### MATERIAL
-=-=-

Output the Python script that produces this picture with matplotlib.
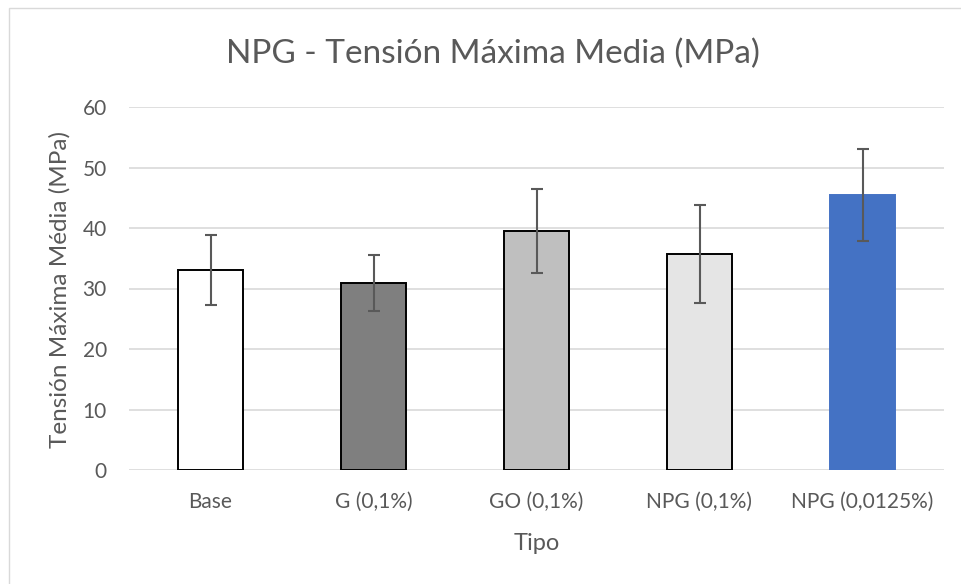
import matplotlib
matplotlib.use("Agg")
import matplotlib.pyplot as plt
from matplotlib.patches import Rectangle

categories = ["Base", "G (0,1%)", "GO (0,1%)", "NPG (0,1%)", "NPG (0,0125%)"]
values = [33.0, 30.9, 39.5, 35.7, 45.4]
errors = [5.8, 4.65, 6.95, 8.1, 7.6]
bar_colors = ["#ffffff", "#7f7f7f", "#bfbfbf", "#e5e5e5", "#4472c4"]
edge_colors = ["#000000", "#000000", "#000000", "#000000", "#4472c4"]
yticks = [0, 10, 20, 30, 40, 50, 60]

title = "NPG - Tensión Máxima Media (MPa)"
xlabel = "Tipo"
ylabel = "Tensión Máxima Média (MPa)"

plt.rcParams['font.family'] = ['Lato', 'DejaVu Sans']
txt = "#595959"

W, H = 961, 584
fig = plt.figure(figsize=(W / 100, H / 100), dpi=100)
fig.patch.set_facecolor("white")

# chart border
fig.patches.append(Rectangle((9 / W, -0.1), 1.2, (H - 8) / H + 0.1, transform=fig.transFigure,
                             fill=False, edgecolor="#d9d9d9", linewidth=1.0))

ax = fig.add_axes([129 / W, (H - 470) / H, (944 - 129) / W, (470 - 107) / H])
x = list(range(len(categories)))
ax.bar(x, values, width=0.40, color=bar_colors, edgecolor=edge_colors, linewidth=1.4, zorder=2)
ax.errorbar(x, values, yerr=errors, fmt="none", ecolor="#595959", elinewidth=1.5,
            capsize=4.3, capthick=1.5, zorder=3)

ax.set_xlim(-0.5, len(categories) - 0.5)
ax.set_ylim(0, 60)
ax.set_yticks(yticks)
ax.set_xticks(x)
ax.set_xticklabels(categories)
ax.yaxis.grid(True, color="#d9d9d9", linewidth=1.2, zorder=0)
ax.set_axisbelow(True)
for s in ax.spines.values():
    s.set_visible(False)
ax.tick_params(axis="both", length=0, colors=txt, labelsize=15)
ax.tick_params(axis="y", pad=16)
ax.tick_params(axis="x", pad=16)

fig.text(536.5 / W, 1 - 550 / H, xlabel, ha="center", va="baseline", fontsize=17, color=txt)
fig.text(60 / W, 1 - 290 / H, ylabel, ha="center", va="center", rotation=90,
         fontsize=17.5, color=txt)

fig.text(492.5 / W, 1 - 63 / H, title, ha="center", va="baseline", fontsize=24, color=txt)

fig.savefig("out.png", dpi=100, facecolor="white")
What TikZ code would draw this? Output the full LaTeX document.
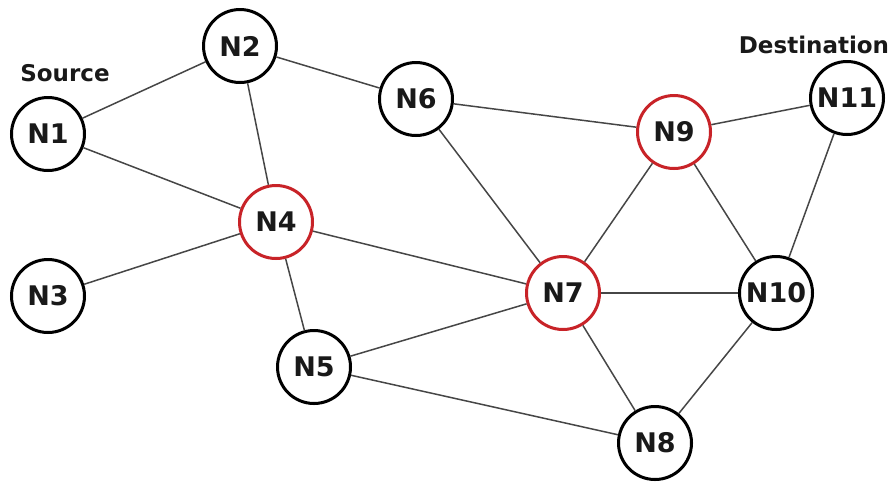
\documentclass[tikz,border=0pt]{standalone}
\usepackage{fontspec}
\setmainfont{DejaVu Sans}
\definecolor{nodered}{RGB}{200,35,40}
\definecolor{edgegray}{RGB}{70,70,70}
\definecolor{txt}{RGB}{25,25,25}
\begin{document}
\begin{tikzpicture}[x=1pt,y=-1pt,
  nd/.style={circle,draw=black,line width=3pt,fill=white,minimum size=73pt,inner sep=0pt,
    font=\fontsize{27}{30}\selectfont\bfseries,text=txt},
  hot/.style={nd,draw=nodered},
  lbl/.style={font=\fontsize{23}{26}\selectfont\bfseries,text=txt,inner sep=0pt},
  edge/.style={draw=edgegray,line width=1.5pt}]
\useasboundingbox (0,0) rectangle (890,483);
\node[nd]  (n1)  at (48,134)  {N1};
\node[nd]  (n2)  at (240,46)  {N2};
\node[nd]  (n3)  at (48,296)  {N3};
\node[hot] (n4)  at (276,222) {N4};
\node[nd]  (n5)  at (314,367) {N5};
\node[nd]  (n6)  at (416,99)  {N6};
\node[hot] (n7)  at (563,293) {N7};
\node[nd]  (n8)  at (655,443) {N8};
\node[hot] (n9)  at (674,132) {N9};
\node[nd]  (n10) at (776,293) {N10};
\node[nd]  (n11) at (847,98)  {N11};
\node[lbl] (src) at (65,73) {Source};
\node[lbl] (dst) at (814,45) {Destination};
\path[edge] (n1) -- (n2);
\path[edge] (n1) -- (n4);
\path[edge] (n2) -- (n4);
\path[edge] (n2) -- (n6);
\path[edge] (n3) -- (n4);
\path[edge] (n4) -- (n7);
\path[edge] (n4) -- (n5);
\path[edge] (n5) -- (n7);
\path[edge] (n5) -- (n8);
\path[edge] (n6) -- (n9);
\path[edge] (n6) -- (n7);
\path[edge] (n7) -- (n9);
\path[edge] (n7) -- (n10);
\path[edge] (n7) -- (n8);
\path[edge] (n8) -- (n10);
\path[edge] (n9) -- (n10);
\path[edge] (n9) -- (n11);
\path[edge] (n11) -- (n10);
\end{tikzpicture}
\end{document}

-=-=-

### EXERCISE PROMPT
Starting with the line that contains "What TikZ code", reproduce every line down to the end of the listing above, both endpoints included. Pictures stay out.

### FULL RESPONSE
What TikZ code would draw this? Output the full LaTeX document.
\documentclass[tikz,border=0pt]{standalone}
\usepackage{fontspec}
\setmainfont{DejaVu Sans}
\definecolor{nodered}{RGB}{200,35,40}
\definecolor{edgegray}{RGB}{70,70,70}
\definecolor{txt}{RGB}{25,25,25}
\begin{document}
\begin{tikzpicture}[x=1pt,y=-1pt,
  nd/.style={circle,draw=black,line width=3pt,fill=white,minimum size=73pt,inner sep=0pt,
    font=\fontsize{27}{30}\selectfont\bfseries,text=txt},
  hot/.style={nd,draw=nodered},
  lbl/.style={font=\fontsize{23}{26}\selectfont\bfseries,text=txt,inner sep=0pt},
  edge/.style={draw=edgegray,line width=1.5pt}]
\useasboundingbox (0,0) rectangle (890,483);
\node[nd]  (n1)  at (48,134)  {N1};
\node[nd]  (n2)  at (240,46)  {N2};
\node[nd]  (n3)  at (48,296)  {N3};
\node[hot] (n4)  at (276,222) {N4};
\node[nd]  (n5)  at (314,367) {N5};
\node[nd]  (n6)  at (416,99)  {N6};
\node[hot] (n7)  at (563,293) {N7};
\node[nd]  (n8)  at (655,443) {N8};
\node[hot] (n9)  at (674,132) {N9};
\node[nd]  (n10) at (776,293) {N10};
\node[nd]  (n11) at (847,98)  {N11};
\node[lbl] (src) at (65,73) {Source};
\node[lbl] (dst) at (814,45) {Destination};
\path[edge] (n1) -- (n2);
\path[edge] (n1) -- (n4);
\path[edge] (n2) -- (n4);
\path[edge] (n2) -- (n6);
\path[edge] (n3) -- (n4);
\path[edge] (n4) -- (n7);
\path[edge] (n4) -- (n5);
\path[edge] (n5) -- (n7);
\path[edge] (n5) -- (n8);
\path[edge] (n6) -- (n9);
\path[edge] (n6) -- (n7);
\path[edge] (n7) -- (n9);
\path[edge] (n7) -- (n10);
\path[edge] (n7) -- (n8);
\path[edge] (n8) -- (n10);
\path[edge] (n9) -- (n10);
\path[edge] (n9) -- (n11);
\path[edge] (n11) -- (n10);
\end{tikzpicture}
\end{document}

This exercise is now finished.